Là aussi, le tribunal judiciaire n’a pas entendu restreindre le champ d’investigation de l’expert-comptable :
« Concernant le projet F., s’il ressort de l’extrait K bis produit que cette société est bien une société du même groupe, distincte de la société S., le projet d’implantation de cette société près du port de Dunkerque engendre une potentielle mise en concurrence de ses futures lignes de production avec celles de la société S. déployées actuellement sur le site d’Andrézieux-Bouthéon. Il est donc légitime pour le CSE de la société S. de vouloir obtenir l’avis de l’expert désigné sur ce point. La société S. sera donc déboutée de sa demande tendant à voir réduire la mission de l’expert sur le point précis de l’impact de l’éventuelle concurrence de cette nouvelle société ».
Il faut rappeler que l’expert désigné par le CSE dispose de larges pouvoirs d’investigation, en application de l’article L. 2315-90 du Code du travail, et la jurisprudence assimile ces pouvoirs à ceux du commissaire aux comptes, qui en application des dispositions de l’article L. 823-13 du Code de commerce, a droit « à toutes les pièces qu’il estime utiles à l’exercice de sa mission ».
Bien entendu, il faut que les axes de mission que le CSE fixe à son expert et les informations que l’un et l’autre sollicitent soient utiles à l’appréciation de la situation économique de l’entreprise.
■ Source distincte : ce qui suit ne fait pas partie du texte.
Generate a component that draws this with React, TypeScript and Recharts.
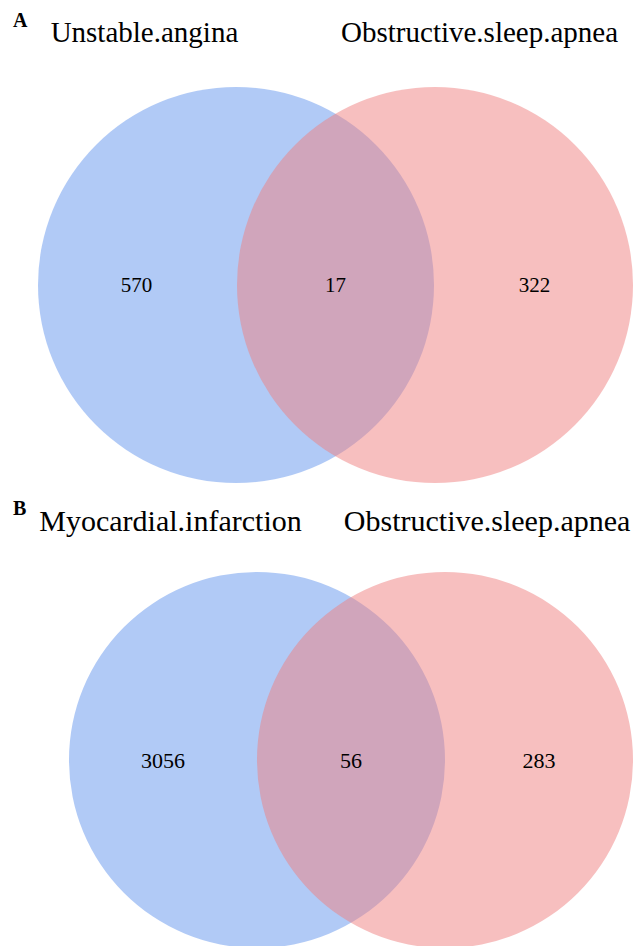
import { ScatterChart, Scatter, XAxis, YAxis, ZAxis } from 'recharts';

// set names and region counts (left only, overlap, right only)
const panelANames = ['Unstable.angina', 'Obstructive.sleep.apnea'];
const panelACounts = [570, 17, 322];
const panelBNames = ['Myocardial.infarction', 'Obstructive.sleep.apnea'];
const panelBCounts = [3056, 56, 283];
const setColors = ['cornflowerblue', 'lightcoral'];

// category label positions, in units of centre distance
const nameX = [-0.46, 1.224];
const nameY = 1.22;

const FONT = "'Liberation Serif'";

interface VennProps {
  names: string[];
  counts: number[];
  width: number;
  height: number;
  xDomain: [number, number];
  yDomain: [number, number];
  radius: number;
  nameSize: number;
  countSize: number;
}

function Venn2({
  names,
  counts,
  width,
  height,
  xDomain,
  yDomain,
  radius,
  nameSize,
  countSize,
}: VennProps) {
  const circles = names.map((name, i) => ({ x: i, y: 0, z: 1, name }));
  const regions = counts.map((c, i) => ({ x: i - 0.5, y: 0, z: 1, label: String(c) }));
  const titles = names.map((name, i) => ({ x: nameX[i], y: nameY, z: 1, label: name }));
  const area = Math.PI * radius * radius;

  const renderCount = (p: any) => (
    <text
      x={p.cx}
      y={p.cy}
      textAnchor="middle"
      dominantBaseline="central"
      style={{ fontFamily: FONT, fontSize: countSize, fill: '#000' }}
    >
      {p.payload.label}
    </text>
  );

  const renderName = (p: any) => (
    <text
      x={p.cx}
      y={p.cy}
      textAnchor="middle"
      style={{ fontFamily: FONT, fontSize: nameSize, fill: '#000' }}
    >
      {p.payload.label}
    </text>
  );

  return (
    <ScatterChart width={width} height={height} margin={{ top: 0, right: 0, bottom: 0, left: 0 }}>
      <XAxis type="number" dataKey="x" domain={xDomain} hide allowDataOverflow />
      <YAxis type="number" dataKey="y" domain={yDomain} hide allowDataOverflow />
      <ZAxis type="number" dataKey="z" range={[area, area]} />
      {circles.map((c, i) => (
        <Scatter
          key={c.name + i}
          data={[c]}
          fill={setColors[i]}
          fillOpacity={0.5}
          isAnimationActive={false}
        />
      ))}
      <Scatter data={regions} shape={renderCount} isAnimationActive={false} />
      <Scatter data={titles} shape={renderName} isAnimationActive={false} />
    </ScatterChart>
  );
}

const letterStyle = {
  position: 'absolute' as const,
  left: 13,
  fontFamily: FONT,
  fontWeight: 700,
  fontSize: 20,
  lineHeight: '20px',
  color: '#000',
};

export default function App() {
  return (
    <div
      style={{
        position: 'absolute',
        left: 0,
        top: 0,
        width: 635,
        height: 946,
        background: '#fff',
        overflow: 'hidden',
      }}
    >
      <div style={{ position: 'absolute', left: 0, top: 0 }}>
        <Venn2
          names={panelANames}
          counts={panelACounts}
          width={635}
          height={490}
          xDomain={[-236 / 199, 399 / 199]}
          yDomain={[-205 / 199, 285 / 199]}
          radius={198}
          nameSize={29}
          countSize={21}
        />
      </div>
      <div style={{ position: 'absolute', left: 0, top: 490 }}>
        <Venn2
          names={panelBNames}
          counts={panelBCounts}
          width={635}
          height={456}
          xDomain={[-257 / 188, 378 / 188]}
          yDomain={[-186 / 188, 270 / 188]}
          radius={188}
          nameSize={30}
          countSize={22}
        />
      </div>
      <div style={{ ...letterStyle, top: 10 }}>A</div>
      <div style={{ ...letterStyle, top: 498 }}>B</div>
    </div>
  );
}
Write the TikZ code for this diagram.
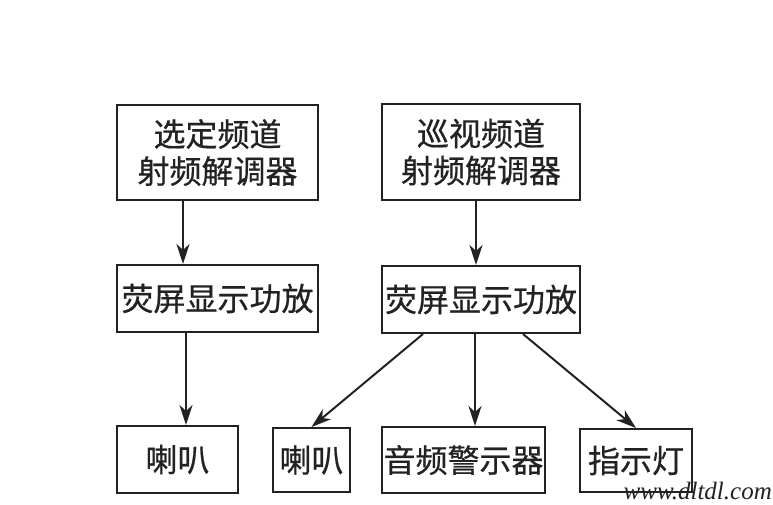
\documentclass[tikz,border=0pt]{standalone}
\usepackage{fontspec}
\usepackage{tikz}
\usetikzlibrary{positioning, arrows.meta}
\newfontfamily\cjk[FakeBold=0.6]{Noto Sans CJK SC}
\newfontfamily\wmfont{Liberation Serif}
\definecolor{inkgray}{HTML}{222222}

\begin{document}
\begin{tikzpicture}[
  x=1pt, y=-1pt,
  block/.style={
    rectangle, draw=inkgray, line width=2pt, inner sep=1pt,
    text=inkgray, font=\cjk\fontsize{32}{37}\selectfont, align=center
  },
  arr/.style={-{Stealth[length=20pt, width=13pt, inset=6pt]}, line width=2pt, color=inkgray},
]
\useasboundingbox (0,0) rectangle (773,505);

% Demodulators
\node[block, minimum width=201pt, minimum height=95pt] (selrf) at (217.5,152.5) {选定频道\\射频解调器};
\node[block, minimum width=198pt, minimum height=96pt] (patrf) at (481,152) {巡视频道\\射频解调器};

% Amplifiers
\node[block, minimum width=201pt, minimum height=67pt] (selamp) at (217.5,298.5) {荧屏显示功放};
\node[block, minimum width=198pt, minimum height=67pt] (patamp) at (481,299.5) {荧屏显示功放};

% Outputs
\node[block, minimum width=121pt, minimum height=67pt] (spkA) at (177.5,459.5) {喇叭};
\node[block, minimum width=77pt, minimum height=64pt] (spkB) at (311.5,460) {喇叭};
\node[block, minimum width=163pt, minimum height=66pt] (alarm) at (463.5,460) {音频警示器};
\node[block, minimum width=112pt, minimum height=63pt] (lamp) at (636,460.5) {指示灯};

\node[anchor=base east, inner sep=0pt, text=inkgray, font=\wmfont\itshape\fontsize{25}{27}\selectfont] (wmark) at (772,499) {www.dltdl.com};

% Arrows
\draw[arr] ([xshift=-34.5pt]selrf.south) -- ([xshift=-34.5pt]selamp.north);
\draw[arr] ([xshift=-5pt]patrf.south) -- ([xshift=-5pt]patamp.north);
\draw[arr] ([xshift=-31.5pt]selamp.south) -- ([xshift=8.5pt]spkA.north);
\draw[arr] ([xshift=-58pt]patamp.south) -- (spkB.north);
\draw[arr] ([xshift=-6pt]patamp.south) -- ([xshift=11.5pt]alarm.north);
\draw[arr] ([xshift=42pt]patamp.south) -- (lamp.north);

\end{tikzpicture}
\end{document}
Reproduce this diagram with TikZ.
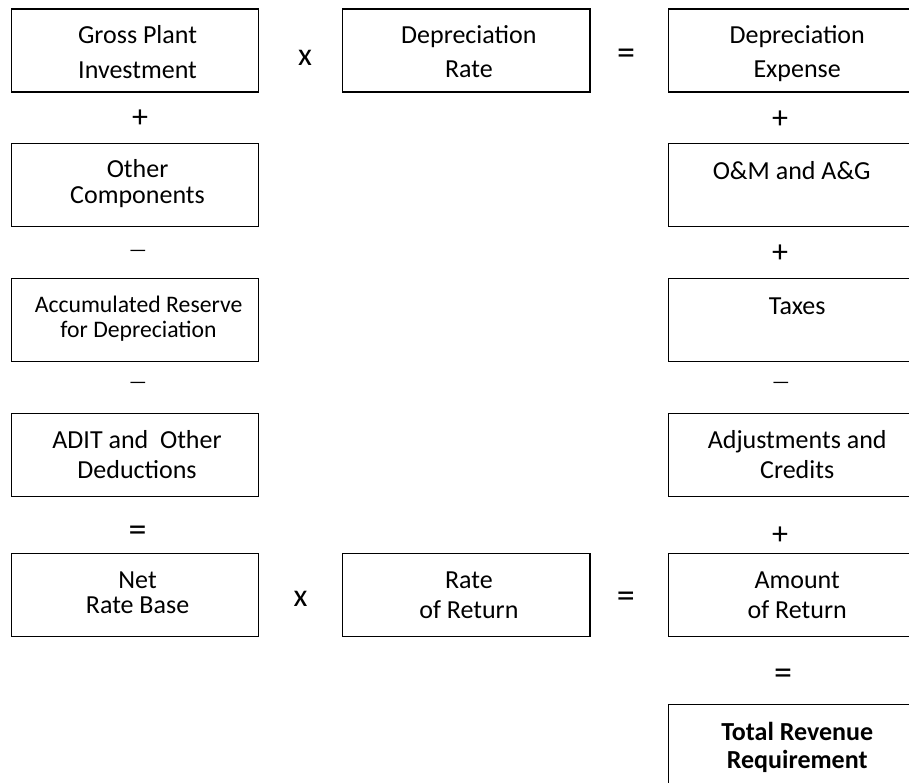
\documentclass[tikz,border=0pt]{standalone}
\usepackage{fontspec}
\setmainfont{Carlito}
\begin{document}
\begin{tikzpicture}[x=1pt,y=-1pt,
  box/.style={draw=black,line width=1.4pt,minimum width=247.3pt,minimum height=83pt,inner sep=0pt,anchor=north west},
  rbox/.style={box,minimum width=252pt},
  lbl/.style={anchor=base,align=center,inner sep=0pt,font=\fontsize{26}{30}\selectfont},
  op/.style={inner sep=0pt,anchor=center,font=\fontsize{32}{36}\selectfont},
  eqop/.style={op,font=\fontsize{36}{40}\selectfont},
  dashop/.style={inner sep=0pt,anchor=center,font=\fontsize{20}{24}\selectfont}]
\useasboundingbox (0,0) rectangle (909,783);
\clip (0,0) rectangle (909,783);
% boxes
\node[box] (gpi) at (10.7,8.3) {};
\node[box] (dr) at (342,8.3) {};
\node[rbox] (de) at (668,8.3) {};
\node[box] (oc) at (10.7,143) {};
\node[rbox] (om) at (668,143) {};
\node[box] (ard) at (10.7,278) {};
\node[rbox] (tx) at (668,278) {};
\node[box] (adit) at (10.7,413) {};
\node[rbox] (adj) at (668,413) {};
\node[box] (nrb) at (10.7,553) {};
\node[box] (ror) at (342,553) {};
\node[rbox] (aor) at (668,553) {};
\node[rbox] (trr) at (668,704) {};
% labels (base anchor = baseline of the last line)
\node[lbl,font=\fontsize{26}{35}\selectfont] (gpi-t) at ([xshift=2.5pt,yshift=-70pt]gpi.north) {Gross Plant\\Investment};
\node[lbl,font=\fontsize{26}{34}\selectfont] (dr-t) at ([xshift=2.5pt,yshift=-69pt]dr.north) {Depreciation\\Rate};
\node[lbl,font=\fontsize{26}{34}\selectfont] (de-t) at ([xshift=2.5pt,yshift=-69pt]de.north) {Depreciation\\Expense};
\node[lbl,font=\fontsize{26}{26}\selectfont] (oc-t) at ([xshift=2.5pt,yshift=-61pt]oc.north) {Other\\Components};
\node[lbl] (om-t) at ([xshift=-3pt,yshift=-37pt]om.north) {O\&M and A\&G};
\node[lbl,font=\fontsize{23.7}{25.6}\selectfont] (ard-t) at ([xshift=3.5pt,yshift=-59.6pt]ard.north) {Accumulated Reserve\\for Depreciation};
\node[lbl] (tx-t) at ([xshift=2.5pt,yshift=-36pt]tx.north) {Taxes};
\node[lbl] (adit-t) at ([xshift=2pt,yshift=-65pt]adit.north) {ADIT and\ \ Other\\Deductions};
\node[lbl] (adj-t) at ([xshift=2.5pt,yshift=-65pt]adj.north) {Adjustments and\\Credits};
\node[lbl,font=\fontsize{26}{24.4}\selectfont] (nrb-t) at ([xshift=2.5pt,yshift=-60pt]nrb.north) {Net\\Rate Base};
\node[lbl] (ror-t) at ([xshift=2.5pt,yshift=-65pt]ror.north) {Rate\\of Return};
\node[lbl] (aor-t) at ([xshift=2.5pt,yshift=-65pt]aor.north) {Amount\\of Return};
\node[lbl,font=\fontsize{26}{28}\bfseries] (trr-t) at ([xshift=2.5pt,yshift=-64pt]trr.north) {Total Revenue\\Requirement};
% operators
\node[op] (x1) at (305,57.5) {x};
\node[eqop] (e1) at (626,56.7) {=};
\node[op] (p1) at (140,118.5) {+};
\node[dashop] (m1) at (138,253) {—};
\node[dashop] (m2) at (138,385) {—};
\node[eqop] (e2) at (137.5,533.5) {=};
\node[op] (p2) at (780,120) {+};
\node[op] (p3) at (780,254) {+};
\node[dashop] (m3) at (781,385) {—};
\node[op] (p4) at (780,535.5) {+};
\node[op] (x2) at (300.5,599) {x};
\node[eqop] (e3) at (625.8,600) {=};
\node[eqop] (e4) at (783,676.7) {=};
\end{tikzpicture}
\end{document}
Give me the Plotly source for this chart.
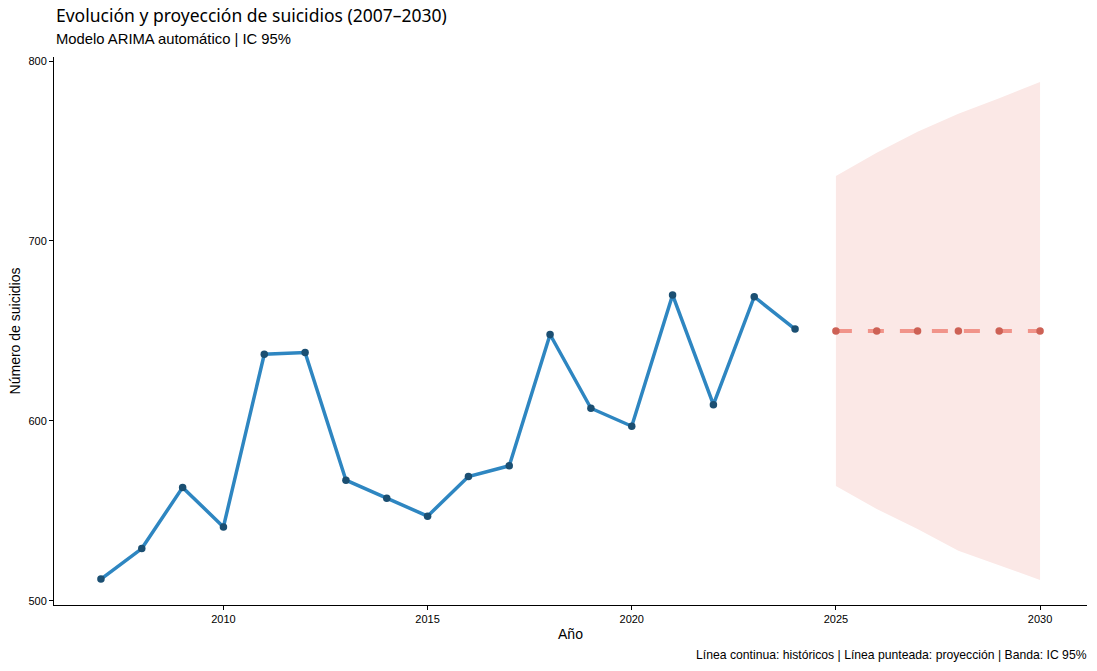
import plotly.graph_objects as go

# Datos históricos (lectura del gráfico)
anios_hist = [2007, 2008, 2009, 2010, 2011, 2012, 2013, 2014, 2015, 2016, 2017, 2018,
              2019, 2020, 2021, 2022, 2023, 2024]
suicidios = [512, 529, 563, 541, 637, 638, 567, 557, 547, 569, 575, 648,
             607, 597, 670, 609, 669, 651]

# Proyección ARIMA con IC 95%
anios_proy = [2025, 2026, 2027, 2028, 2029, 2030]
proyeccion = [650, 650, 650, 650, 650, 650]
ic_inf = [563.8, 551.0, 539.9, 527.8, 519.5, 511.5]
ic_sup = [736.2, 749.0, 760.8, 770.8, 779.4, 788.4]

fig = go.Figure()

# Banda del intervalo de confianza
fig.add_trace(go.Scatter(x=anios_proy + anios_proy[::-1], y=ic_sup + ic_inf[::-1],
                         fill="toself", fillcolor="#FBE8E6", line=dict(width=0),
                         mode="lines", hoverinfo="skip", showlegend=False))

# Serie histórica
fig.add_trace(go.Scatter(x=anios_hist, y=suicidios, mode="lines+markers",
                         line=dict(color="#2E86C1", width=3.5),
                         marker=dict(color="#1B4F72", size=7.5), showlegend=False))

# Proyección
fig.add_trace(go.Scatter(x=anios_proy, y=proyeccion, mode="lines",
                         line=dict(color="#F1948A", width=4, dash="16px,16px"),
                         showlegend=False))
fig.add_trace(go.Scatter(x=anios_proy, y=proyeccion, mode="markers",
                         marker=dict(color="#CD6155", size=7.5), showlegend=False))

eje = dict(showline=True, linecolor="black", linewidth=1, showgrid=False, zeroline=False,
           ticks="outside", ticklen=4, tickcolor="black",
           tickfont=dict(family="Liberation Sans", size=11, color="black"))

fig.update_xaxes(range=[2005.85, 2031.15], tickvals=[2010, 2015, 2020, 2025, 2030],
                 title=dict(text="Año", font=dict(family="Liberation Sans", size=14, color="black"),
                            standoff=4), **eje)
fig.update_yaxes(range=[497.6, 802.3], tickvals=[500, 600, 700, 800],
                 title=dict(text="Número de suicidios",
                            font=dict(family="Liberation Sans", size=14, color="black"),
                            standoff=4), **eje)

fig.update_layout(
    width=1097, height=671,
    plot_bgcolor="white", paper_bgcolor="white",
    margin=dict(l=54, r=10, t=57, b=66),
    annotations=[
        dict(text="Evolución y proyección de suicidios (2007–2030)", xref="paper", yref="paper",
             x=0, y=1, yshift=42, xanchor="left", yanchor="middle", showarrow=False,
             font=dict(family="Noto Sans", size=17.5, color="black")),
        dict(text="Modelo ARIMA automático | IC 95%", xref="paper", yref="paper",
             x=0, y=1, yshift=18, xanchor="left", yanchor="middle", showarrow=False,
             font=dict(family="Liberation Sans", size=14.8, color="black")),
        dict(text="Línea continua: históricos | Línea punteada: proyección | Banda: IC 95%",
             xref="paper", yref="paper", x=1, y=0, xshift=2, yshift=-50, xanchor="right",
             yanchor="middle", showarrow=False,
             font=dict(family="Liberation Sans", size=12.2, color="black")),
    ],
)

# Quitar el margen del body para que la figura ocupe toda la ventana
fig.write_html("out.html", config={"displayModeBar": False},
               post_script="document.body.style.margin='0';")
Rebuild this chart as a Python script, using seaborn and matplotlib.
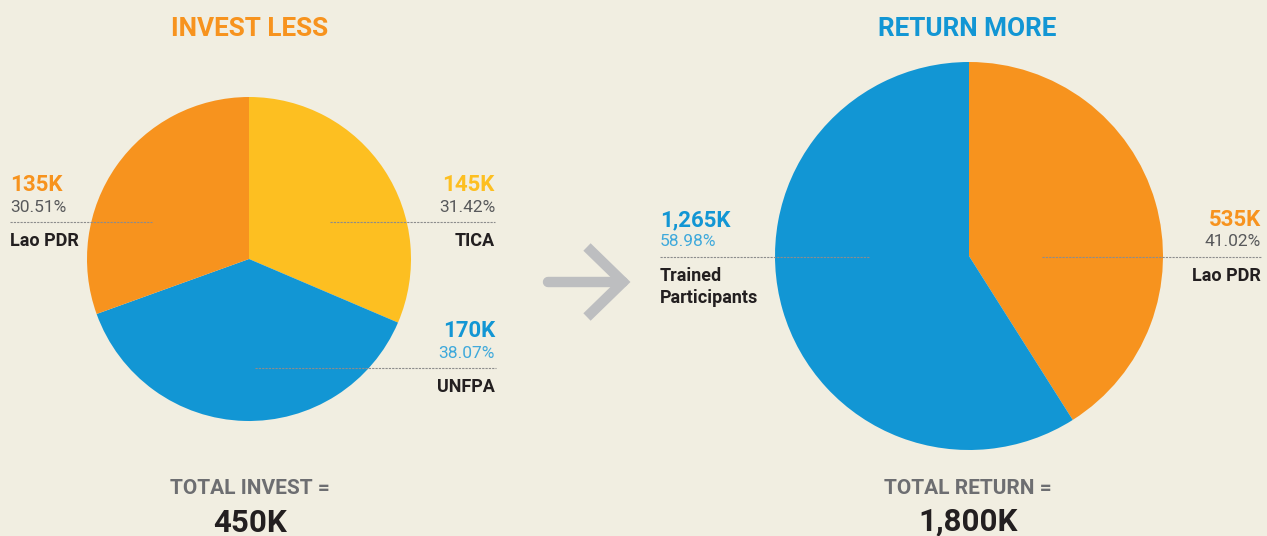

Le CSE a montré ici que l’activité de cette société du groupe pourrait impacter le volume de production du site et à moyen ou long terme, ses effectifs. Et ce, au travers de plusieurs éléments factuels qui ont été retenus par le juge (communication du groupe, complémentarité des activités, avantages de la localisation du nouveau site près d’un port international dans un contexte de forte concurrentiel mondiale…).
Cette décision a le mérite de rappeler, de manière pédagogique, que le champ de la consultation du CSE au titre de la consultation sur la situation économique et financière ne doit pas être appréhendée de manière étroite. Il en est de même des informations auxquelles il peut prétendre et des axes de mission de l’expert qu’il désigne.